## WORK REQUIRED
Leaving out every picture, retype the lines below from the top through the one that contains "(https) at (1294,34)".

[RAW DATA start]

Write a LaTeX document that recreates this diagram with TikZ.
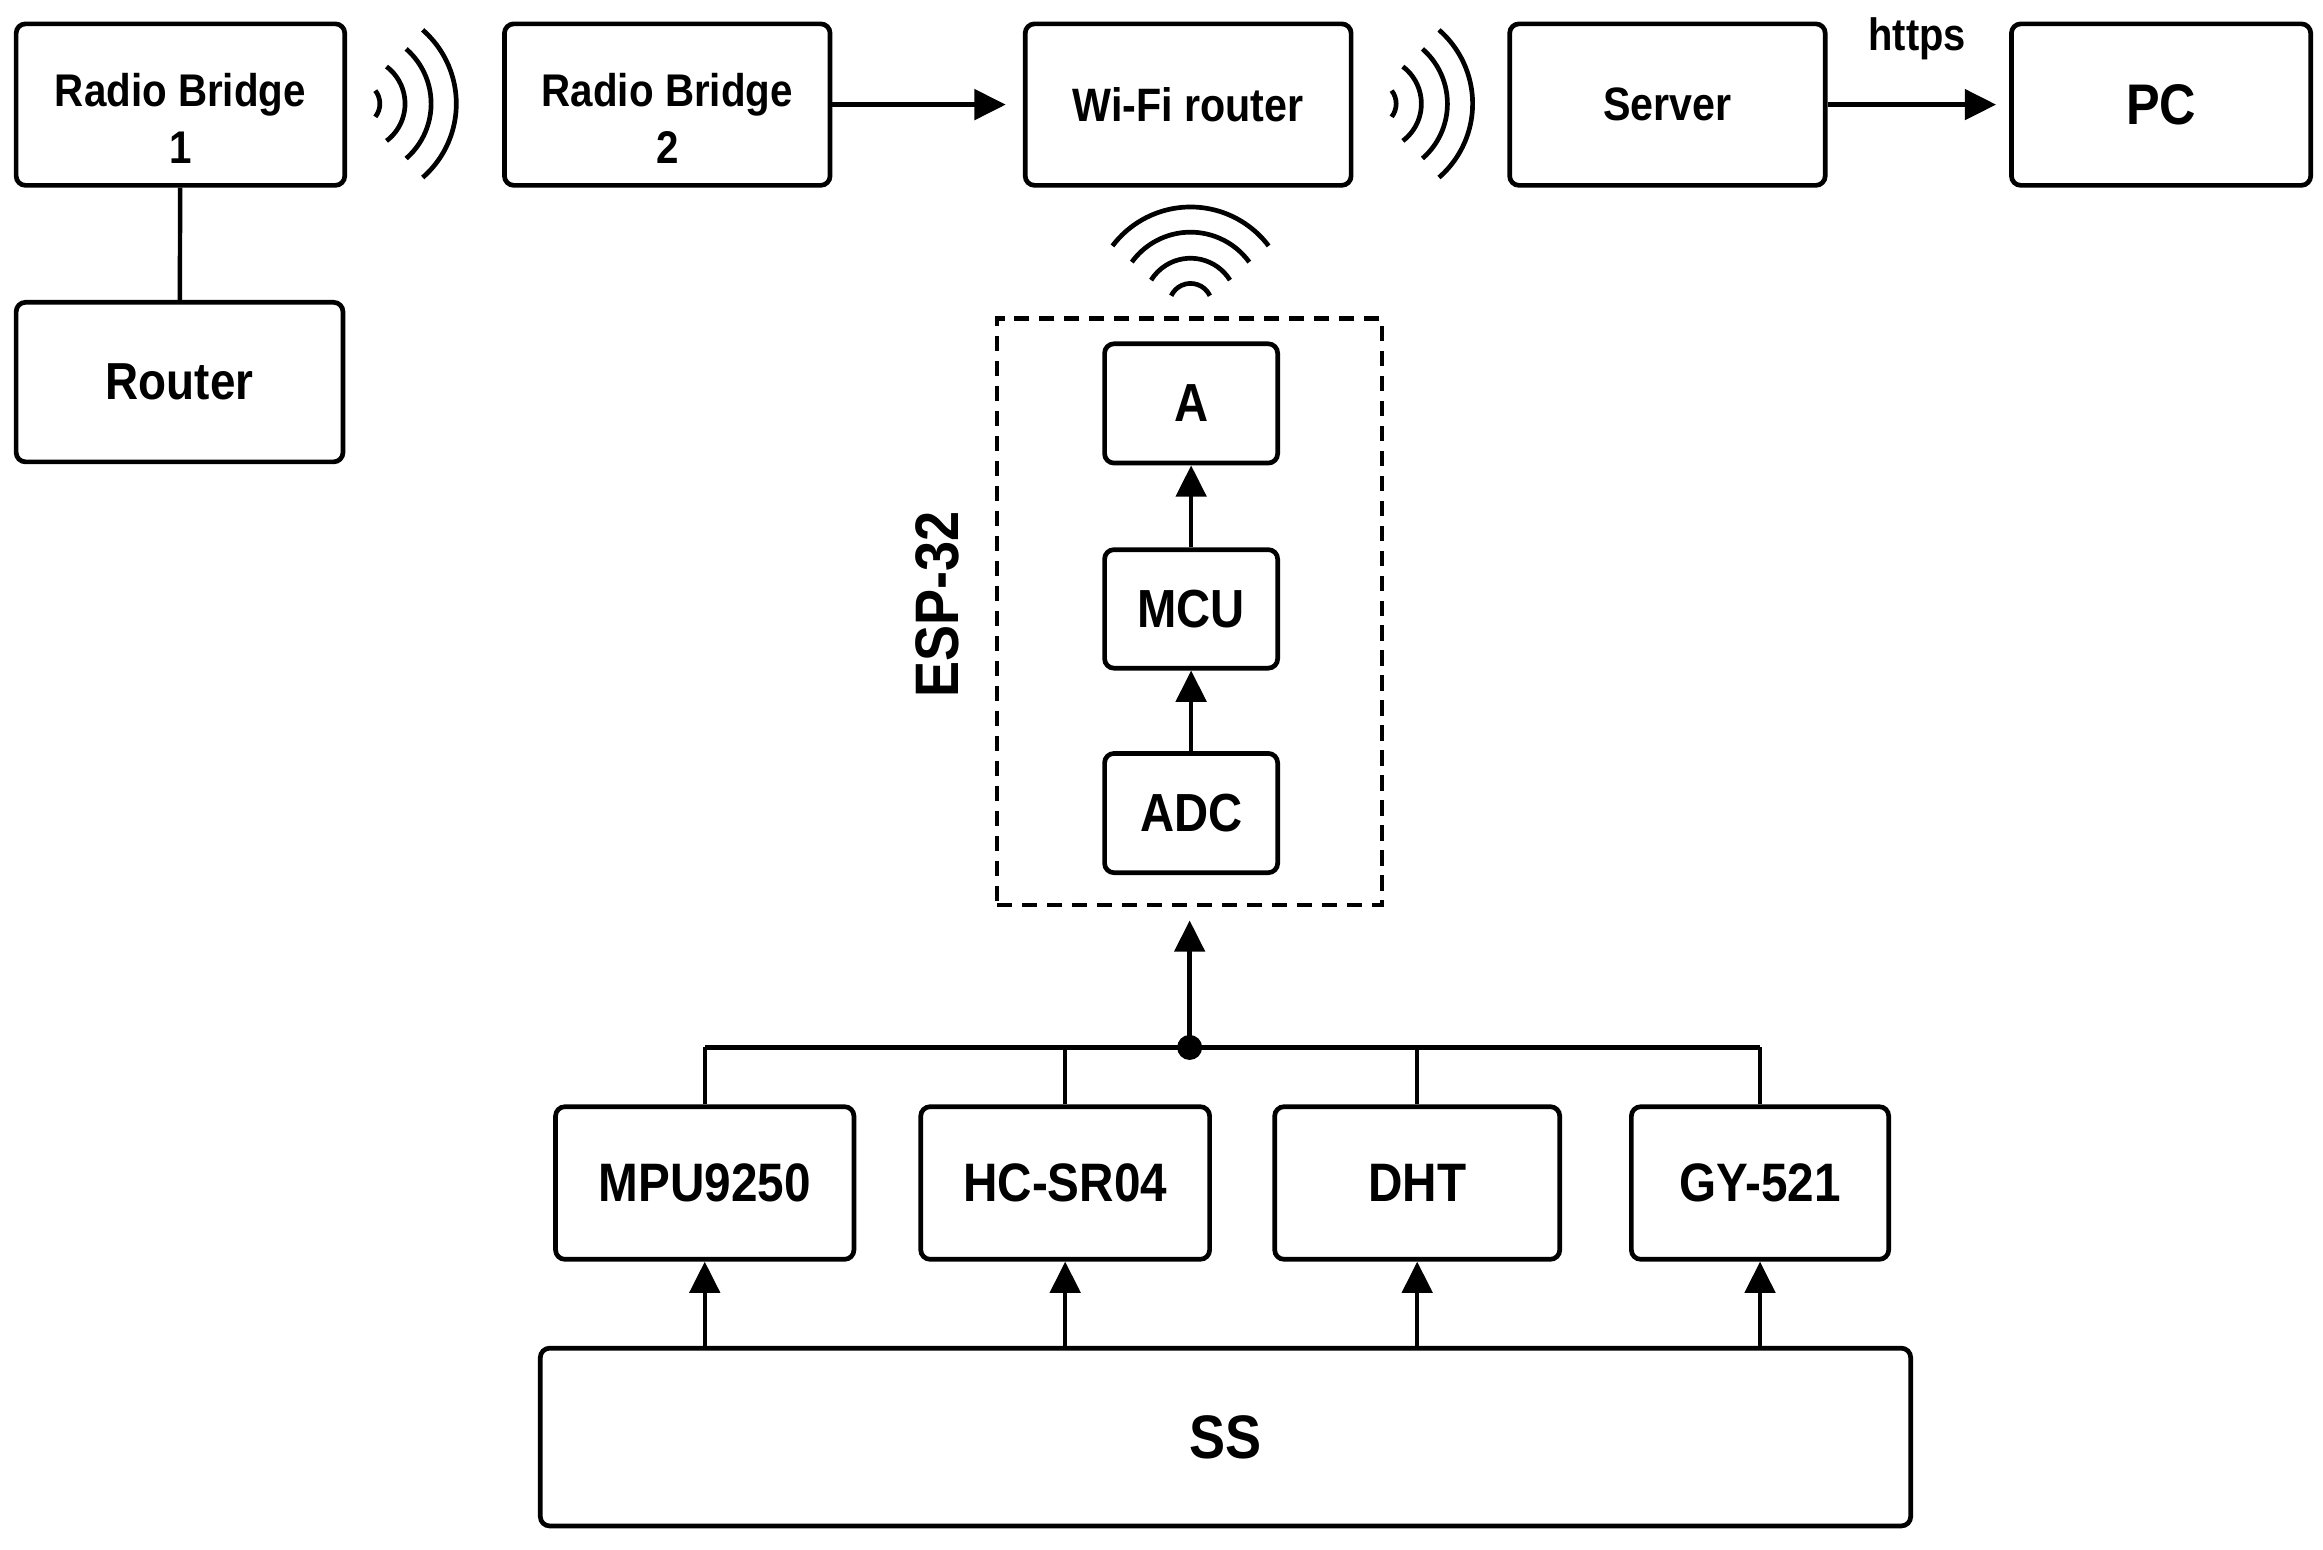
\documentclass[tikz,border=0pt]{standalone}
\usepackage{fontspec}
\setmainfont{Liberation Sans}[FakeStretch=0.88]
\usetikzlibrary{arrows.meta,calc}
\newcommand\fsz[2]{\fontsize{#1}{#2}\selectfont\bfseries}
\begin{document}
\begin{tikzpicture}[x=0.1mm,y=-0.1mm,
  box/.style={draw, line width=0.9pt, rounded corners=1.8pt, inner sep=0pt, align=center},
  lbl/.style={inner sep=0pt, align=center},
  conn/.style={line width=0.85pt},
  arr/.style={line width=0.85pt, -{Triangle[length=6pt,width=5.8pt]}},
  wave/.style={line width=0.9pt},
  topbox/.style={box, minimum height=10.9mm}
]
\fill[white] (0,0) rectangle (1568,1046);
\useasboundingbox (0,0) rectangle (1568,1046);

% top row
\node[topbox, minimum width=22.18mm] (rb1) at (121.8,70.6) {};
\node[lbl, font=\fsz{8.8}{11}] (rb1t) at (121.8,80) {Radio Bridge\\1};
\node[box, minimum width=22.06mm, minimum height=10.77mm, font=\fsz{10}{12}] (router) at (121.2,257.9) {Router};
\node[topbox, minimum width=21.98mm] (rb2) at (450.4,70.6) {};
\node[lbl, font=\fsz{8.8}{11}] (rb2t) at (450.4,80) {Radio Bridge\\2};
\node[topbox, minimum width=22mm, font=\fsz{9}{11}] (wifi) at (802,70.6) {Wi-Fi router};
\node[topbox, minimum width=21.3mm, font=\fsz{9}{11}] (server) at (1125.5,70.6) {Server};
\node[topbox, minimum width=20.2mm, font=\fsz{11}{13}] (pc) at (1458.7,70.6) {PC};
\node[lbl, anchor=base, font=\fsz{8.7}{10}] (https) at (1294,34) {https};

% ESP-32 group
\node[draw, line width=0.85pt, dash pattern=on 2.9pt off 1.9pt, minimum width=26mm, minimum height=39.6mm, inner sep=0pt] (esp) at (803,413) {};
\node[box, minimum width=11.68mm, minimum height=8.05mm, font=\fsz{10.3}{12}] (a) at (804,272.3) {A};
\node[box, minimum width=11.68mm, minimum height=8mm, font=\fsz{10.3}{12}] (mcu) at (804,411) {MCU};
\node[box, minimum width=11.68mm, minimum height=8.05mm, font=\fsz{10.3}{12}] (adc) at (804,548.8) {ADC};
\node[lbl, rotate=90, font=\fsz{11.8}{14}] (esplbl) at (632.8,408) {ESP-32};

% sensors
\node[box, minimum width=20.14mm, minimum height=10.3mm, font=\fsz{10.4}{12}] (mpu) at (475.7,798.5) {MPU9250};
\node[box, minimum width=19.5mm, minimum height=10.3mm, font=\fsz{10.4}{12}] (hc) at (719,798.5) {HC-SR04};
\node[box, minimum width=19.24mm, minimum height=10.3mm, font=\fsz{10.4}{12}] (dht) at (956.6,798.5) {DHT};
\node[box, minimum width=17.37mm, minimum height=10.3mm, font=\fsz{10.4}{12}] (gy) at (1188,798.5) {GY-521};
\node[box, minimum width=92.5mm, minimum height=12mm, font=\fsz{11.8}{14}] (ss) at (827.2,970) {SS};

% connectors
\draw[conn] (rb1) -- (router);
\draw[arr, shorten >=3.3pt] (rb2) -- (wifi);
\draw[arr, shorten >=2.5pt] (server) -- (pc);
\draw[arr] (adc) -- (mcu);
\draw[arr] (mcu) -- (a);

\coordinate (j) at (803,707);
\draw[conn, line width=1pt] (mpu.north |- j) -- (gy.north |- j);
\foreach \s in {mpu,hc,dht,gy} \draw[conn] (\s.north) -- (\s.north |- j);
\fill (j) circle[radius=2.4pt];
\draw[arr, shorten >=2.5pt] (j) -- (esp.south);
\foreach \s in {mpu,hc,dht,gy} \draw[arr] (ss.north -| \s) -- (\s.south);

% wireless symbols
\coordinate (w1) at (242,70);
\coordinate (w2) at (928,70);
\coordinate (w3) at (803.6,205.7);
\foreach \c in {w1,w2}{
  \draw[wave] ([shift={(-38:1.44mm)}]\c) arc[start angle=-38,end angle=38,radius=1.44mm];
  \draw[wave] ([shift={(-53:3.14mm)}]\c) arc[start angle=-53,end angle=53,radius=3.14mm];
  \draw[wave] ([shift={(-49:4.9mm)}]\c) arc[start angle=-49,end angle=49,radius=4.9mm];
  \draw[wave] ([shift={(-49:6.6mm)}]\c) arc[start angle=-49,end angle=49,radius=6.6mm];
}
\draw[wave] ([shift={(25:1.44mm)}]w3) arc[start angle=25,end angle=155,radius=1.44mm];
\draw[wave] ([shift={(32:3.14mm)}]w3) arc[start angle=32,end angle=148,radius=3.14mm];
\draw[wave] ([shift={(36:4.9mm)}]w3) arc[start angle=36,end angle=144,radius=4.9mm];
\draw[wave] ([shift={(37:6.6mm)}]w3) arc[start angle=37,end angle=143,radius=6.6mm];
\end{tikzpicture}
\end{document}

[RAW DATA end]

## CORRECT RESULT
Write a LaTeX document that recreates this diagram with TikZ.
\documentclass[tikz,border=0pt]{standalone}
\usepackage{fontspec}
\setmainfont{Liberation Sans}[FakeStretch=0.88]
\usetikzlibrary{arrows.meta,calc}
\newcommand\fsz[2]{\fontsize{#1}{#2}\selectfont\bfseries}
\begin{document}
\begin{tikzpicture}[x=0.1mm,y=-0.1mm,
  box/.style={draw, line width=0.9pt, rounded corners=1.8pt, inner sep=0pt, align=center},
  lbl/.style={inner sep=0pt, align=center},
  conn/.style={line width=0.85pt},
  arr/.style={line width=0.85pt, -{Triangle[length=6pt,width=5.8pt]}},
  wave/.style={line width=0.9pt},
  topbox/.style={box, minimum height=10.9mm}
]
\fill[white] (0,0) rectangle (1568,1046);
\useasboundingbox (0,0) rectangle (1568,1046);

% top row
\node[topbox, minimum width=22.18mm] (rb1) at (121.8,70.6) {};
\node[lbl, font=\fsz{8.8}{11}] (rb1t) at (121.8,80) {Radio Bridge\\1};
\node[box, minimum width=22.06mm, minimum height=10.77mm, font=\fsz{10}{12}] (router) at (121.2,257.9) {Router};
\node[topbox, minimum width=21.98mm] (rb2) at (450.4,70.6) {};
\node[lbl, font=\fsz{8.8}{11}] (rb2t) at (450.4,80) {Radio Bridge\\2};
\node[topbox, minimum width=22mm, font=\fsz{9}{11}] (wifi) at (802,70.6) {Wi-Fi router};
\node[topbox, minimum width=21.3mm, font=\fsz{9}{11}] (server) at (1125.5,70.6) {Server};
\node[topbox, minimum width=20.2mm, font=\fsz{11}{13}] (pc) at (1458.7,70.6) {PC};
\node[lbl, anchor=base, font=\fsz{8.7}{10}] (https) at (1294,34) {https};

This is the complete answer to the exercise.